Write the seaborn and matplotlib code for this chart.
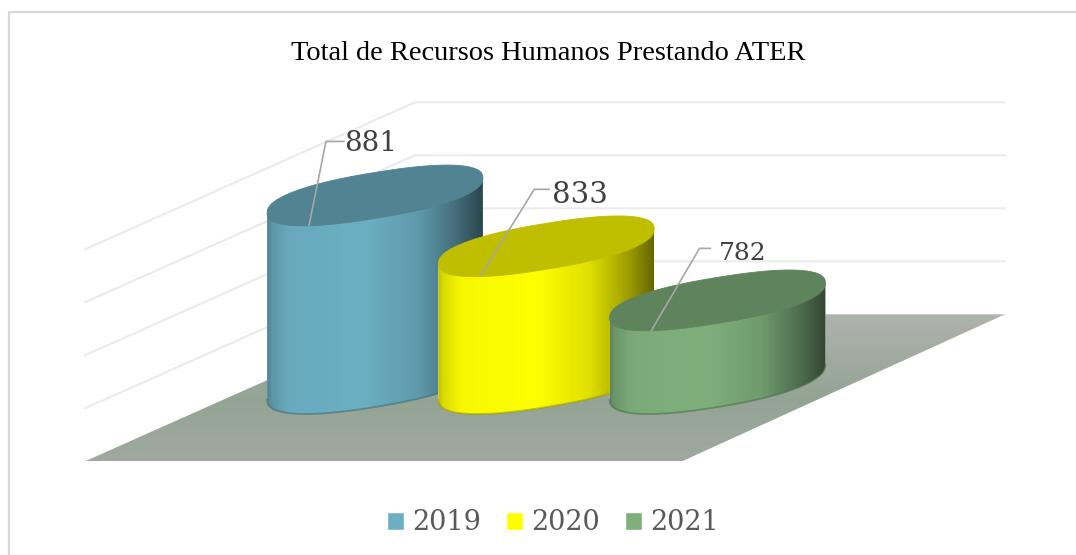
import numpy as np
import pandas as pd
import matplotlib
matplotlib.use("Agg")
import matplotlib.pyplot as plt
from matplotlib.patches import Polygon
import seaborn as sns

anios = ["2019", "2020", "2021"]
totales = [881, 833, 782]
colores = ["#6cafc3", "#ffff00", "#7fb07c"]
etiquetas = ["881", "833", "782"]
niveles = [750, 800, 850, 900]
piso = 700

titulo = "Total de Recursos Humanos Prestando ATER"

W, H = 1076, 555
sns.set_theme(style="white")
plt.rcParams["font.family"] = ["Liberation Serif", "DejaVu Serif"]

fig = plt.figure(figsize=(W / 100, H / 100), dpi=100)
ax = fig.add_axes([0, 0, 1, 1])
df = pd.DataFrame({"anio": anios, "total": totales})
sns.barplot(data=df, x="anio", y="total", hue="anio", palette=colores, saturation=1,
            width=1.26, dodge=False, legend=True, ax=ax)

# eje ajustado para que el plano de los cilindros caiga donde va en la imagen
paso_x = 171.25
px_valor = 1.06
base_valor = 705
base_px = 382
ax.set_xlim(-375 / paso_x, (W - 375) / paso_x)
ax.set_ylim(base_valor - (H - base_px) / px_valor, base_valor + base_px / px_valor)
ax.axis("off")


def a_datos(x, y):
    # de pixeles de la imagen (y hacia abajo) a datos
    p = np.column_stack([np.ravel(x), H - np.ravel(y)])
    return ax.transData.inverted().transform(p)


def a_px(x, v):
    p = ax.transData.transform(np.column_stack([np.ravel(x), np.ravel(v)]))
    return p[:, 0], H - p[:, 1]


def gradiente(colores_g, extent_px, vertical, poly, z, pos=None):
    c = np.array([matplotlib.colors.to_rgb(k) for k in colores_g])
    pos = np.linspace(0, 1, len(c)) if pos is None else pos
    t = np.linspace(0, 1, 256)
    img = np.column_stack([np.interp(t, pos, c[:, i]) for i in range(3)])
    img = img[:, None, :] if vertical else img[None, :, :]
    x0, x1, y0, y1 = extent_px
    (a, b), (c2, d) = a_datos([x0, x1], [y1, y0])
    im = ax.imshow(img, extent=(a, c2, b, d), origin="upper", aspect="auto",
                   interpolation="bilinear", zorder=z)
    im.set_clip_path(poly)


def redondo(u):
    # elipse un poco mas llena en los extremos, como la del original
    return np.sign(u) * np.abs(u) ** 0.85


# paredes y piso
def pared_y(v):
    return a_px([0], [v])[1][0] - 73


for v in niveles:
    y = pared_y(v)
    ax.plot(*a_datos([85, 415, 1005], [y + 147, y, y]).T, color="#ebebeb", lw=1.5, zorder=1)

y_piso = pared_y(piso)
piso_poly = Polygon(a_datos([85, 415, 1005, 682], [y_piso + 147, y_piso, y_piso, y_piso + 147]),
                    closed=True, transform=ax.transData, fc="none", ec="none")
ax.add_patch(piso_poly)
gradiente(["#b0b3ae", "#93a494", "#a0a99f"], (85, 1005, y_piso, y_piso + 147), True, piso_poly, 2,
          pos=[0, 0.58, 1])

# cilindros a partir de las barras
t = np.linspace(0, 2 * np.pi, 200)
inclina = 17.5
semi_tapa = 23
semi_fondo = 25
pos_g = [0, 0.02, 0.1, 0.45, 0.7, 0.88, 1]
luz = np.array([0.75, 0.85, 0.97, 1, 0.88, 0.62, 0.4])
barras = [c[0] for c in ax.containers]
centros = []
for i, barra in enumerate(barras):
    base = np.array(matplotlib.colors.to_rgb(colores[i]))
    xc = barra.get_x() + barra.get_width() / 2
    cx, cy = a_px([xc], [barra.get_height()])
    cx, cy = cx[0], cy[0]
    _, by = a_px([xc], [base_valor])
    by = by[0]
    x0, _ = a_px([barra.get_x()], [base_valor])
    a = cx - x0[0]
    centros.append((cx, cy))

    frente = np.linspace(np.pi, 2 * np.pi, 80)
    fx = cx + a * redondo(np.cos(frente))
    abajo_y = by - inclina * redondo(np.cos(frente)) - semi_fondo * redondo(np.sin(frente))
    xs = np.r_[fx[0], fx[-1], fx[::-1]]
    ys = np.r_[cy + inclina, cy - inclina, abajo_y[::-1]]
    cuerpo = Polygon(a_datos(xs, ys), closed=True, transform=ax.transData, fc="none", ec="none")
    ax.add_patch(cuerpo)
    barra.set_clip_path(cuerpo)
    barra.set_zorder(3 + i)
    gradiente([tuple(base * k) for k in luz], (cx - a, cx + a, cy - 40, by + 40), False, cuerpo, 3 + i,
              pos=pos_g)
    ax.plot(*a_datos(fx, abajo_y).T, color=base * 0.6, lw=1.3, alpha=0.55, zorder=3 + i)

    tapa_x = cx + a * redondo(np.cos(t))
    tapa_y = cy - inclina * redondo(np.cos(t)) - semi_tapa * redondo(np.sin(t))
    ax.fill(*a_datos(tapa_x, tapa_y).T, color=base * 0.75, lw=0.6, zorder=3 + i)

# etiquetas con linea guia
ancla = (-66, 30)
codos = [(-49, -54), (-12, -57), (-18, -52)]
fin_codo = [18, 15, 11]
texto_dx = [18.5, 18, 19.5]
texto_dy = [2, 6, 5]
tamanos = [20, 21, 18]
for i, (cx, cy) in enumerate(centros):
    xa, ya = cx + ancla[0], cy + ancla[1]
    xc, yc = cx + codos[i][0], cy + codos[i][1]
    xf = xc + fin_codo[i]
    ax.plot(*a_datos([xa, xc, xf], [ya, yc, yc]).T, color="#a6a6a6", lw=1.2, zorder=10)
    xt, yt = a_datos([xc + texto_dx[i]], [yc + texto_dy[i]])[0]
    ax.text(xt, yt, etiquetas[i], family="DejaVu Serif", fontsize=tamanos[i], color="#404040",
            ha="left", va="center", zorder=11)

# titulo, leyenda y marco
fig.text(548 / W, 1 - 54 / H, titulo, fontsize=20.4, color="black", ha="center", va="center")
handles, labels = ax.get_legend_handles_labels()
ax.legend(handles, labels, loc="center", bbox_to_anchor=(553 / W, 1 - 523 / H), ncol=3, frameon=False,
          prop={"family": "DejaVu Serif", "size": 19.5}, labelcolor="#595959",
          handlelength=0.62, handleheight=0.62, handletextpad=0.3, columnspacing=0.92)
ax.plot(*a_datos([8.5, 8.5, W], [H, 12, 12]).T, color="#d9d9d9", lw=1.6, zorder=20, clip_on=False)

fig.savefig("out.png", dpi=100)
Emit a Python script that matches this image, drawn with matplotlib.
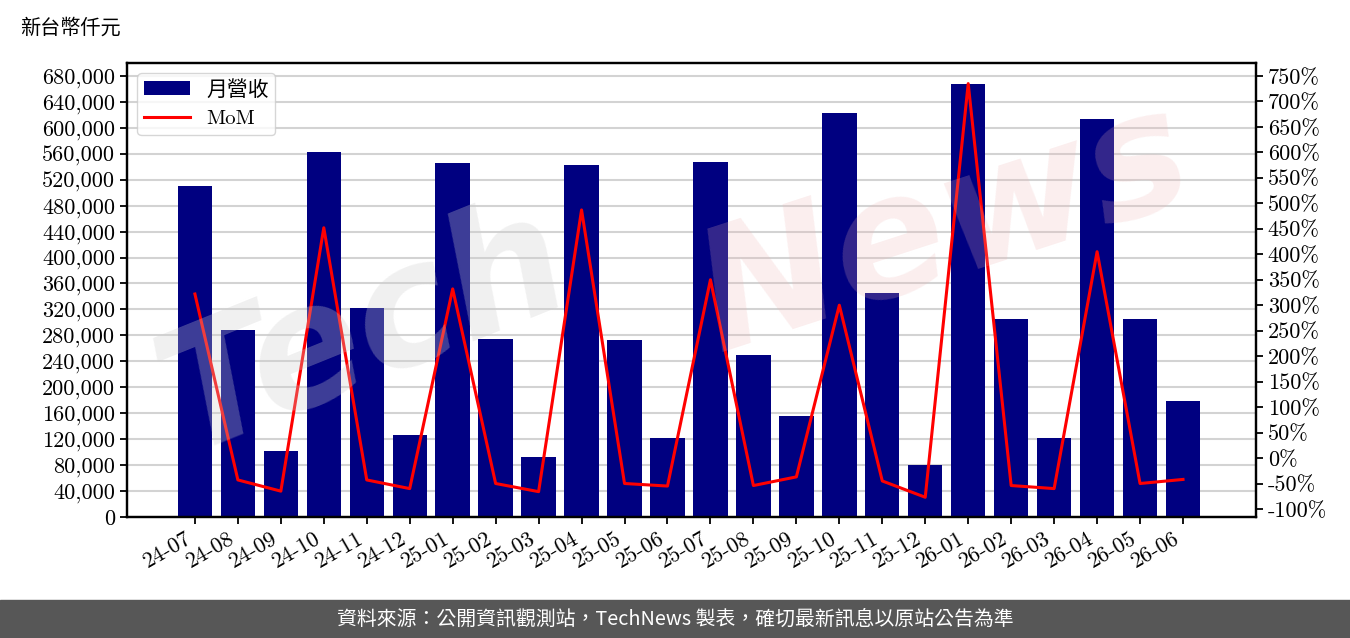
import numpy as np
import matplotlib
matplotlib.use('Agg')
import matplotlib.pyplot as plt
from matplotlib.ticker import FuncFormatter, MultipleLocator

months = ['24-07', '24-08', '24-09', '24-10', '24-11', '24-12',
          '25-01', '25-02', '25-03', '25-04', '25-05', '25-06',
          '25-07', '25-08', '25-09', '25-10', '25-11', '25-12',
          '26-01', '26-02', '26-03', '26-04', '26-05', '26-06']
revenue = [510000, 288000, 102000, 563000, 322000, 126000,
           546000, 274000, 92000, 543000, 273000, 122000,
           547000, 250000, 156000, 623000, 345000, 80000,
           668000, 305000, 122000, 614000, 305000, 179000]
mom = [322, -43, -65, 452, -43, -60,
       332, -50, -66, 487, -50, -55,
       350, -54, -37, 300, -45, -77,
       735, -54, -60, 405, -50, -42]

plt.rcParams['font.family'] = ['cmr10', 'Noto Sans CJK TC']
plt.rcParams['axes.unicode_minus'] = False
plt.rcParams['axes.formatter.use_mathtext'] = True

fig = plt.figure(figsize=(13.5, 6.38), dpi=100)
ax = fig.add_axes([0.0941, 0.1897, 0.8363, 0.7116])
ax2 = ax.twinx()

x = np.arange(len(months))
bars = ax.bar(x, revenue, width=0.8, color='#000080', label='月營收', zorder=2)
line, = ax2.plot(x, mom, color='red', lw=2.2, label='MoM', zorder=3)

ax.set_xlim(-1.58, len(months) - 1 + 1.70)
ax.set_ylim(0, 700000)
ax.yaxis.set_major_locator(MultipleLocator(40000))
ax.yaxis.set_major_formatter(FuncFormatter(lambda v, p: f'{int(v):,}'))
ax.grid(axis='y', color='#d3d3d3', lw=1.5, zorder=0)
ax.set_axisbelow(True)

ax2.set_ylim(-115.7, 775.5)
ax2.yaxis.set_major_locator(MultipleLocator(50))
ax2.yaxis.set_major_formatter(FuncFormatter(lambda v, p: f'{int(round(v))}%'))

ax.set_xticks(x)
ax.set_xticklabels(months, rotation=30, ha='right')

for a in (ax, ax2):
    a.tick_params(labelsize=16, length=5, width=1.3, direction='out')
    for s in a.spines.values():
        s.set_linewidth(1.6)

ax2.legend([bars, line], ['月營收', 'MoM'], loc='upper left',
           bbox_to_anchor=(0.0, 1.0), fontsize=15, framealpha=0.8,
           edgecolor='#cccccc', handlelength=2.2, borderpad=0.3)

# watermark
fig.text(0.27, 0.48, 'Tech', fontsize=120, color='#cfcfcf', alpha=0.3,
         style='italic', fontweight='bold', family='DejaVu Sans',
         rotation=22, ha='center', va='center', zorder=10)
fig.text(0.70, 0.64, 'News', fontsize=120, color='#eeb4b4', alpha=0.22,
         style='italic', fontweight='bold', family='DejaVu Sans',
         rotation=18, ha='center', va='center', zorder=10)

fig.text(0.015, 0.956, '新台幣仟元', fontsize=14.5, ha='left', va='center')

# footer band
fig.patches.append(plt.Rectangle((0, 0), 1, 38 / 638, transform=fig.transFigure,
                                 color='#575757', zorder=0))
fig.text(0.5, 19 / 638, '資料來源：公開資訊觀測站，TechNews 製表，確切最新訊息以原站公告為準',
         fontsize=14.3, color='white', ha='center', va='center',
         family=['Noto Sans CJK TC', 'DejaVu Sans'])

fig.savefig('out.png', dpi=100)
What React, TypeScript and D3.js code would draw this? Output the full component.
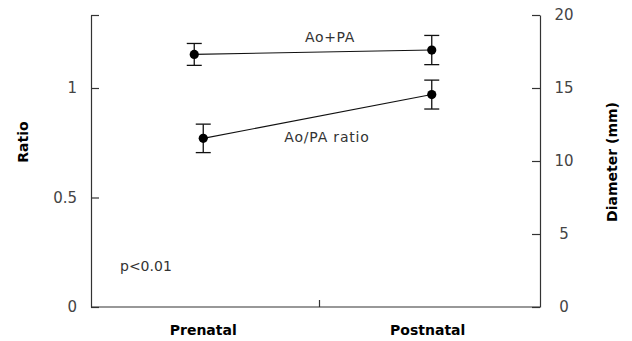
import React, { useEffect, useRef } from 'react';
import * as d3 from 'd3';

const categories = ['Prenatal', 'Postnatal'];

// Ao+PA diameter (mm), right axis
const sumMean = [17.3, 17.6];
const sumErr = [0.75, 1.0];

// Ao/PA ratio, left axis
const ratioMean = [0.77, 0.97];
const ratioErr = [0.065, 0.066];

const ratioTicks = [0, 0.5, 1];
const diamTicks = [0, 5, 10, 15, 20];

const FONT = '"DejaVu Sans", sans-serif';

const App: React.FC = () => {
  const svgRef = useRef<SVGSVGElement>(null);

  useEffect(() => {
    if (!svgRef.current) return;
    const svg = d3.select(svgRef.current);
    svg.selectAll('*').remove();

    const left = 91;
    const right = 540;
    const top = 15;
    const bottom = 307;

    const x = d3.scalePoint<string>()
      .domain(categories)
      .range([left, right])
      .padding(0.5);

    const yRatio = d3.scaleLinear().domain([0, 4 / 3]).range([bottom, top]);
    const yDiam = d3.scaleLinear().domain([0, 20]).range([bottom, top]);

    // Left axis (ratio)
    const leftAxis = svg.append('g')
      .attr('transform', `translate(${left},0)`)
      .call(d3.axisLeft(yRatio)
        .tickValues([...ratioTicks, 4 / 3])
        .tickFormat(d => (+d > 1.2 ? '' : d3.format('')(+d)))
        .tickSizeInner(-8)
        .tickSizeOuter(0)
        .tickPadding(14));
    leftAxis.select('.domain').attr('stroke', '#333').attr('stroke-width', 1.2);
    leftAxis.selectAll('.tick line').attr('stroke', '#333').attr('stroke-width', 1.2);
    leftAxis.selectAll('.tick text')
      .attr('font-family', FONT).attr('font-size', 15).attr('fill', '#444');

    // Right axis (diameter)
    const rightAxis = svg.append('g')
      .attr('transform', `translate(${right},0)`)
      .call(d3.axisRight(yDiam)
        .tickValues(diamTicks)
        .tickSizeInner(-8)
        .tickSizeOuter(0)
        .tickPadding(24));
    rightAxis.select('.domain').attr('stroke', '#333').attr('stroke-width', 1.2);
    rightAxis.selectAll('.tick line').attr('stroke', '#333').attr('stroke-width', 1.2);
    rightAxis.selectAll('.tick text')
      .attr('font-family', FONT).attr('font-size', 15).attr('fill', '#444')
      .attr('text-anchor', 'middle');

    // Bottom axis
    svg.append('line')
      .attr('x1', left).attr('x2', right)
      .attr('y1', bottom).attr('y2', bottom)
      .attr('stroke', '#333').attr('stroke-width', 1.2);
    const mid = ((x('Prenatal') as number) + (x('Postnatal') as number)) / 2;
    svg.append('line')
      .attr('x1', mid + 4).attr('x2', mid + 4)
      .attr('y1', bottom).attr('y2', bottom - 7)
      .attr('stroke', '#333').attr('stroke-width', 1.2);

    svg.selectAll('.cat-label')
      .data(categories)
      .enter()
      .append('text')
      .attr('class', 'cat-label')
      .attr('x', d => x(d) as number)
      .attr('y', 335)
      .attr('text-anchor', 'middle')
      .attr('font-family', FONT)
      .attr('font-size', 14)
      .attr('font-weight', 'bold')
      .text(d => d);

    // Axis titles
    svg.append('text')
      .attr('transform', 'translate(28,142) rotate(-90)')
      .attr('text-anchor', 'middle')
      .attr('font-family', FONT).attr('font-size', 14).attr('font-weight', 'bold')
      .text('Ratio');
    svg.append('text')
      .attr('transform', 'translate(617,162) rotate(-90)')
      .attr('text-anchor', 'middle')
      .attr('font-family', FONT).attr('font-size', 14).attr('font-weight', 'bold')
      .text('Diameter (mm)');

    const series = [
      { mean: sumMean, err: sumErr, y: yDiam, offset: [-9, 4] },
      { mean: ratioMean, err: ratioErr, y: yRatio, offset: [0, 4] },
    ];

    series.forEach(s => {
      const pts = categories.map((c, i) => ({
        cx: (x(c) as number) + s.offset[i],
        m: s.mean[i],
        e: s.err[i],
      }));

      svg.append('path')
        .datum(pts)
        .attr('fill', 'none')
        .attr('stroke', '#111')
        .attr('stroke-width', 1.1)
        .attr('d', d3.line<typeof pts[number]>().x(d => d.cx).y(d => s.y(d.m)));

      const g = svg.append('g');
      pts.forEach(p => {
        g.append('line')
          .attr('x1', p.cx).attr('x2', p.cx)
          .attr('y1', s.y(p.m + p.e)).attr('y2', s.y(p.m - p.e))
          .attr('stroke', '#111').attr('stroke-width', 1.3);
        [p.m + p.e, p.m - p.e].forEach(v => {
          g.append('line')
            .attr('x1', p.cx - 7.5).attr('x2', p.cx + 7.5)
            .attr('y1', s.y(v)).attr('y2', s.y(v))
            .attr('stroke', '#111').attr('stroke-width', 1.3);
        });
        g.append('circle')
          .attr('cx', p.cx).attr('cy', s.y(p.m))
          .attr('r', 4.6)
          .attr('fill', '#000');
      });
    });

    // Series labels
    svg.append('text')
      .attr('x', 330).attr('y', 42)
      .attr('text-anchor', 'middle')
      .attr('font-family', FONT).attr('font-size', 14).attr('fill', '#333')
      .attr('letter-spacing', 0.6)
      .text('Ao+PA');
    svg.append('text')
      .attr('x', 327).attr('y', 142)
      .attr('text-anchor', 'middle')
      .attr('font-family', FONT).attr('font-size', 14).attr('fill', '#333')
      .attr('letter-spacing', 0.8)
      .text('Ao/PA ratio');

    svg.append('text')
      .attr('x', 120).attr('y', 271)
      .attr('font-family', FONT).attr('font-size', 14).attr('fill', '#333')
      .text('p<0.01');
  }, []);

  return (
    <svg
      ref={svgRef}
      width={632}
      height={341}
      style={{ position: 'absolute', left: 0, top: 0, background: '#fff' }}
    />
  );
};

export default App;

**WHAT YOU SHOULD DO**
Copy exactly the lines running from the beginning of the listing through the line that has "import seaborn as sns". Drop the pictures.

**RESPONSE BELOW**
Write the seaborn and matplotlib code for this chart.
import numpy as np
import pandas as pd
import matplotlib
matplotlib.use("Agg")
import matplotlib.pyplot as plt
from matplotlib.patches import Polygon
import seaborn as sns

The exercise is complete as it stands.